Nada que seja novidade. Excepto a descoberta cirúrgica do Público, que vasculhou os passados do contribuinte Pedro Passos Coelho, descobrindo que foi relapso no cumprimento de algumas obrigações fiscais e devidas à Segurança Social. Pecados que o próprio admitiu. dando-os como saldados. Mas não arrumou o assunto como devia e desabou o Carmo e a Trindade.
As esquerdas puseram-se em movimento, gritando a sua virgindade na matéria e respirando transparência. Arranjaram uma petição, como é da praxe, dinamizada pelos correligionários do costume, incluindo gente do PS, que nestas coisas nunca falha.
Para arrefecer o fervor dos exaltados, António Costa ainda ensaiou um certo distanciamento, consciente da trovoada em formação e acautelando outros telhados de vidro. Mas foi sol de pouca dura. O histórico Manuel Alegre saiu das brumas para lhe impor, em estreita harmonia com os peticionários, que pedisse a demissão do primeiro-ministro.
Para quem o oiça, Alegre aparenta estar refeito do sufoco da dívida de campanha das presidenciais de 2011, liquidada a desoras, graças a generosos donativos entregues numa 'conta solidária' e à prestimosa ajuda do PS de Sócrates – que, segundo o insuspeito José Lello, “se envolveu pessoalmente para que nada falhasse”. Mais vale tarde do que nunca.
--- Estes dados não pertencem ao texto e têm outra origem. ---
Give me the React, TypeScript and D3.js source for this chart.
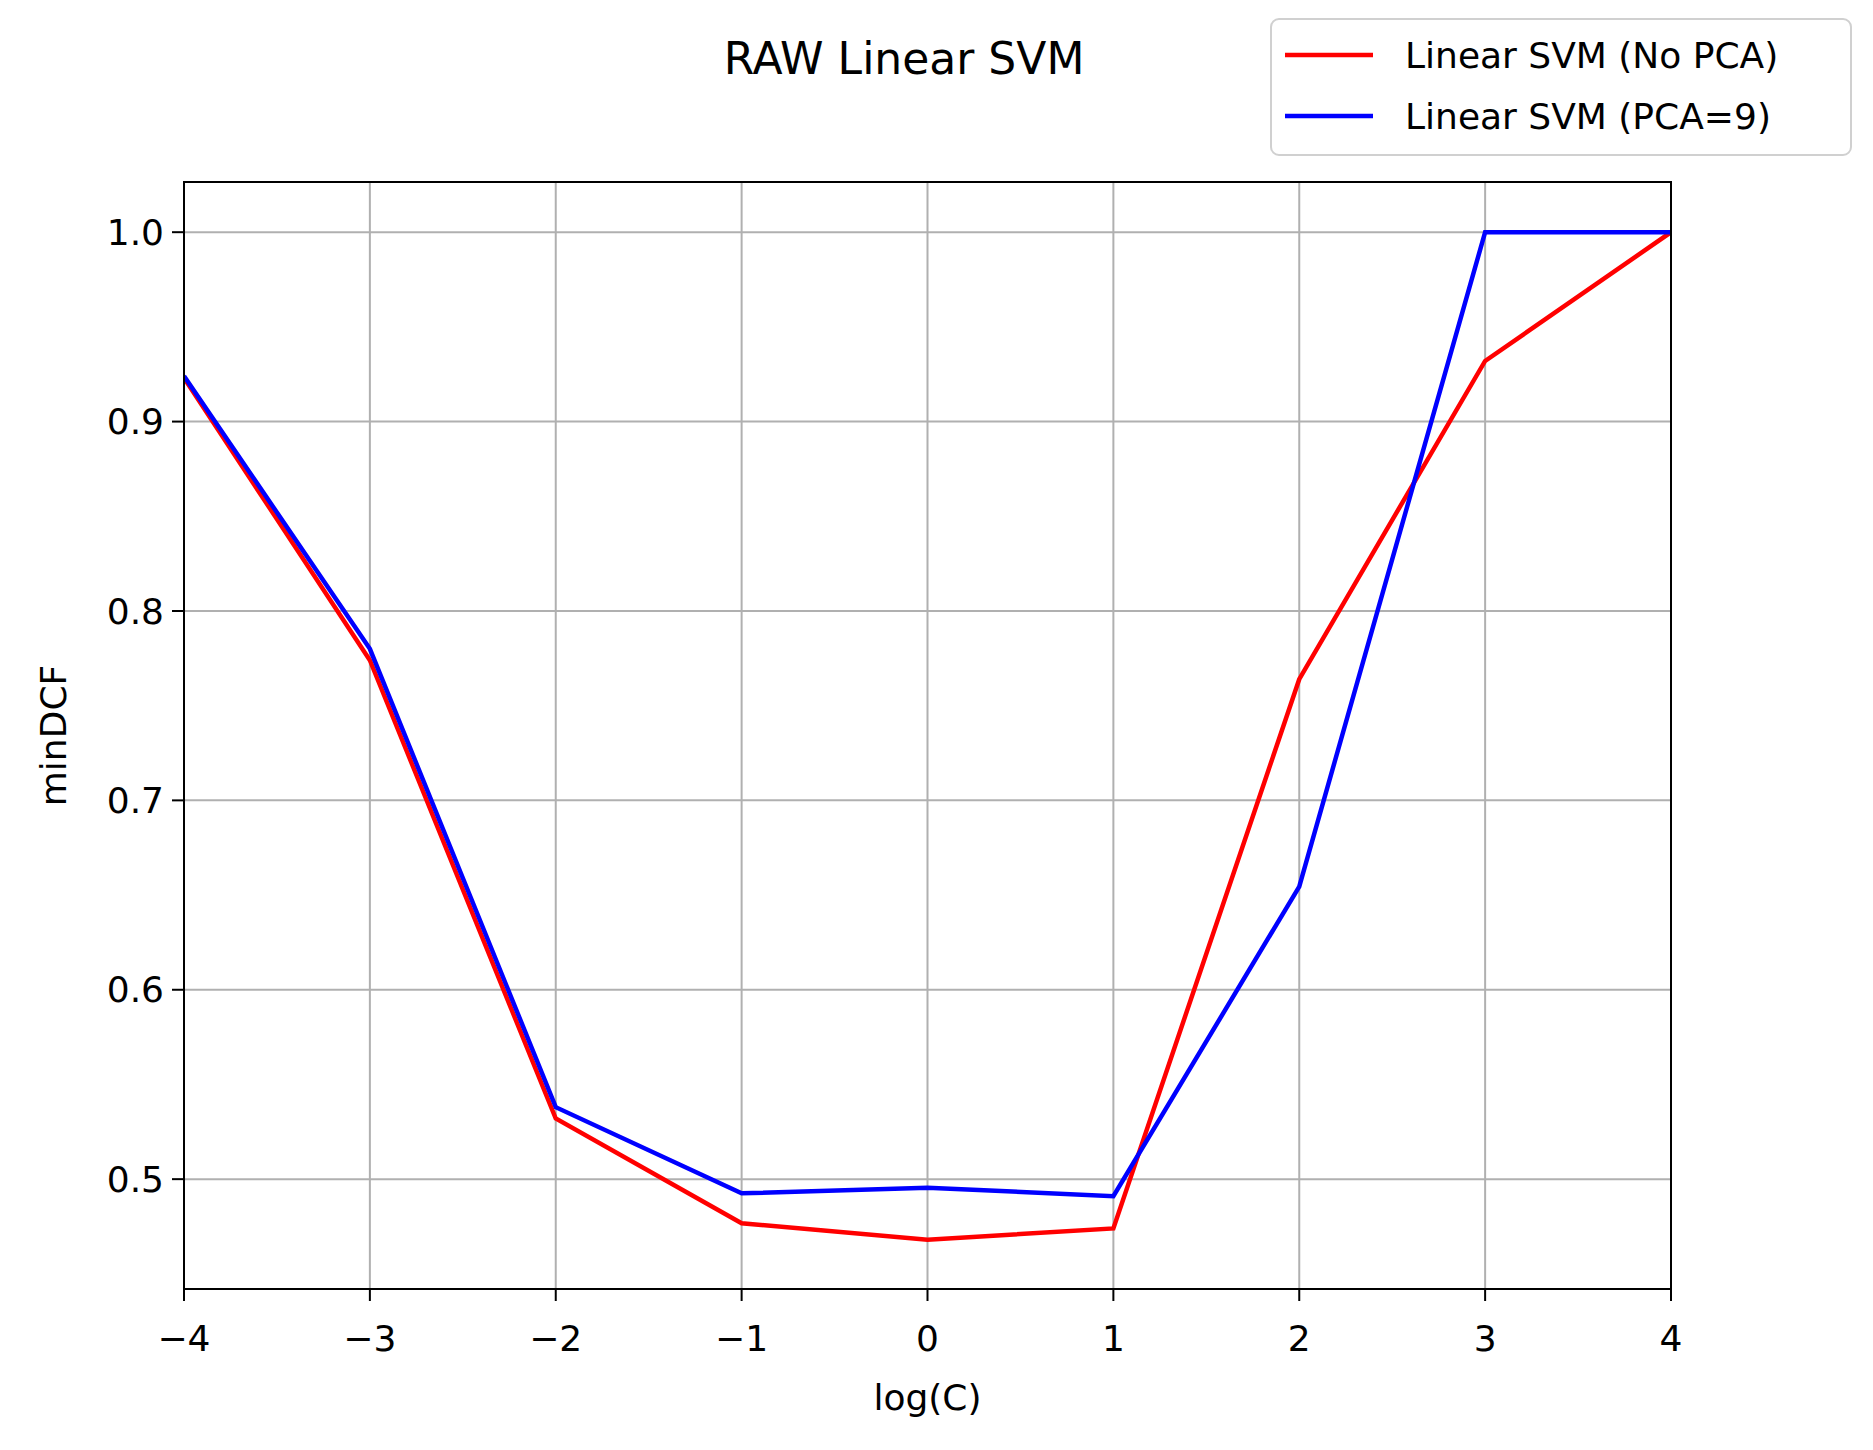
import React from 'react';
import * as d3 from 'd3';

const logC = [-4, -3, -2, -1, 0, 1, 2, 3, 4];
const noPca = [0.923, 0.774, 0.532, 0.4767, 0.468, 0.474, 0.764, 0.932, 1.0];
const pca9 = [0.924, 0.78, 0.538, 0.4925, 0.4955, 0.491, 0.6545, 1.0, 1.0];
const yTicks = [0.5, 0.6, 0.7, 0.8, 0.9, 1.0];
const series = [
  { name: 'Linear SVM (No PCA)', color: 'red', values: noPca },
  { name: 'Linear SVM (PCA=9)', color: 'blue', values: pca9 },
];

const W = 1873, H = 1450;
const m = { left: 184, right: 1671, top: 182, bottom: 1289 };
const font = 'DejaVu Sans';

const App: React.FC = () => {
  const x = d3.scaleLinear().domain([-4, 4]).range([m.left, m.right]);
  const y = d3.scaleLinear().domain([0.442, 1.0265]).range([m.bottom, m.top]);
  const line = d3.line<number>().x((_, i) => x(logC[i])).y((d) => y(d));
  return (
    <svg width={W} height={H} style={{ display: 'block', margin: -8 }} fontFamily={font}>
      <rect width={W} height={H} fill="white" />
      <defs>
        <clipPath id="pa"><rect x={m.left} y={m.top} width={m.right - m.left} height={m.bottom - m.top} /></clipPath>
      </defs>
      {logC.map((t) => (
        <line key={'gx' + t} x1={x(t)} x2={x(t)} y1={m.top} y2={m.bottom} stroke="#b0b0b0" strokeWidth={2} />
      ))}
      {yTicks.map((t) => (
        <line key={'gy' + t} x1={m.left} x2={m.right} y1={y(t)} y2={y(t)} stroke="#b0b0b0" strokeWidth={2} />
      ))}
      <g clipPath="url(#pa)">
        {series.map((s) => (
          <path key={s.name} d={line(s.values)!} fill="none" stroke={s.color} strokeWidth={4.5} />
        ))}
      </g>
      <rect x={m.left} y={m.top} width={m.right - m.left} height={m.bottom - m.top} fill="none" stroke="black" strokeWidth={2} />
      {logC.map((t) => (
        <g key={'tx' + t}>
          <line x1={x(t)} x2={x(t)} y1={m.bottom} y2={m.bottom + 12} stroke="black" strokeWidth={2} />
          <text x={x(t)} y={m.bottom + 62} textAnchor="middle" fontSize={36}>{t < 0 ? '\u2212' + -t : t}</text>
        </g>
      ))}
      {yTicks.map((t) => (
        <g key={'ty' + t}>
          <line x1={m.left - 12} x2={m.left} y1={y(t)} y2={y(t)} stroke="black" strokeWidth={2} />
          <text x={m.left - 20} y={y(t)} dy="0.35em" textAnchor="end" fontSize={36}>{t.toFixed(1)}</text>
        </g>
      ))}
      <text x={(m.left + m.right) / 2} y={1410} textAnchor="middle" fontSize={36}>log(C)</text>
      <text transform={`translate(66,${(m.top + m.bottom) / 2}) rotate(-90)`} textAnchor="middle" fontSize={36}>minDCF</text>
      <text x={904} y={74} textAnchor="middle" fontSize={44}>RAW Linear SVM</text>
      <rect x={1271} y={19} width={580} height={136} rx={8} fill="white" stroke="#d0d0d0" strokeWidth={2} />
      {series.map((s, i) => (
        <g key={'lg' + s.name}>
          <line x1={1285} x2={1373} y1={55 + i * 61} y2={55 + i * 61} stroke={s.color} strokeWidth={4.5} />
          <text x={1405} y={55 + i * 61} dy="0.35em" fontSize={36}>{s.name}</text>
        </g>
      ))}
    </svg>
  );
};

export default App;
E os amigos são para as ocasiões.
Sem grande originalidade (e já que a gratidão não é uma figura de estilo), Alegre juntou a sua voz à de Sócrates, que, alvoroçado, a partir de Évora, veio a terreiro suscitar dúvidas sobre o carácter do primeiro-ministro, cujo comportamento, no seu verbo afiado, ficou “próximo da miséria moral”. Não lhe ocorreu menos.
E tudo isto porque Passos Coelho teve o topete de afirmar nas jornadas parlamentares do PSD, que nunca usou o cargo “para enriquecer”. Ficou o caldo entornado.
De alma lavada, Sócrates desfiou o seu rosário de lamentos , em quatro parágrafos, aproveitando-os para se vitimizar como objecto de uma cabala política. Não é inédito.
A auto-vitimização constitui, aliás, um dos mais apetecidos tiques a que recorre, desde as contingências da licenciatura a outras embrulhadas que lhe bateram à porta.
Sensível ao opróbrio, Ferro Rodrigues veio em seu socorro, partilhando a indignação, por temer o atropelo do direito à 'presunção de inocência'. Fê-lo com o mesmo desvelo com que prodigalizou rasgados elogios e genuína admiração pelo ex-primeiro-ministro, após a sua investidura como líder da bancada parlamentar do PS.
O estremecimento de Sócrates coincidiu com o timing escolhido pela revista Sábado para publicação de um dossiê de 22 páginas com 'os documentos confidenciais' que, alegadamente, explicam o processo que o mantém detido.
Razão bastante para a defesa interpor mais um habeas corpus com vista à libertação imediata do seu cliente, secundada por outro requerimento subscrito por um grupo de cidadãos.
Este imenso ruído mediático retirou espaço às primeiras conclusões, já conhecidas, da auditoria forense ao BES, pedida pelo Banco de Portugal. E foi pena.
De facto, o rol de irregularidades e de desobediências continuadas ao supervisor – apuradas pelos auditores -, contrasta com o discurso frio e estudado de Ricardo Salgado, em sede de Comissão de Inquérito. Quem tenha assistido ao seu testemunho, há-de achar que o trabalho da Delloite respeita a outro planeta.
Recorde-se que já em Agosto do ano passado, quando foi aplicada a medida de resolução ao BES, o governador do Banco de Portugal dissera que “o Grupo Espírito Santo (…) desenvolveu um esquema de financiamento fraudulento entre as empresas do grupo”.
Mas sete meses depois desta intervenção pública de Carlos Costa, ninguém foi constituído, sequer, arguido.
Nos Estados Unidos, Bernard Madoff, autor confesso da maior fraude na história da Bolsa de Nova Iorque, foi condenado a 150 anos de cadeia, seis meses e meio depois de ter sido descoberto o seu esquema, que lesou milhares de investidores ao longo de duas décadas. Foi em 2009.
Por cá, enquanto os media se afadigam a esquadrinhar as declarações de rendimentos do primeiro-ministro – com culpas próprias, é certo -, o escândalo financeiro do BES, associado à destruição de valor da PT , ficam a marinar.
A 'presunção de inocência' não pode ungir expedientes dilatórios. Cabe à Justiça, num Estado de Direito, agir com eficácia e sem demoras. A moralidade pública deve começar por aí.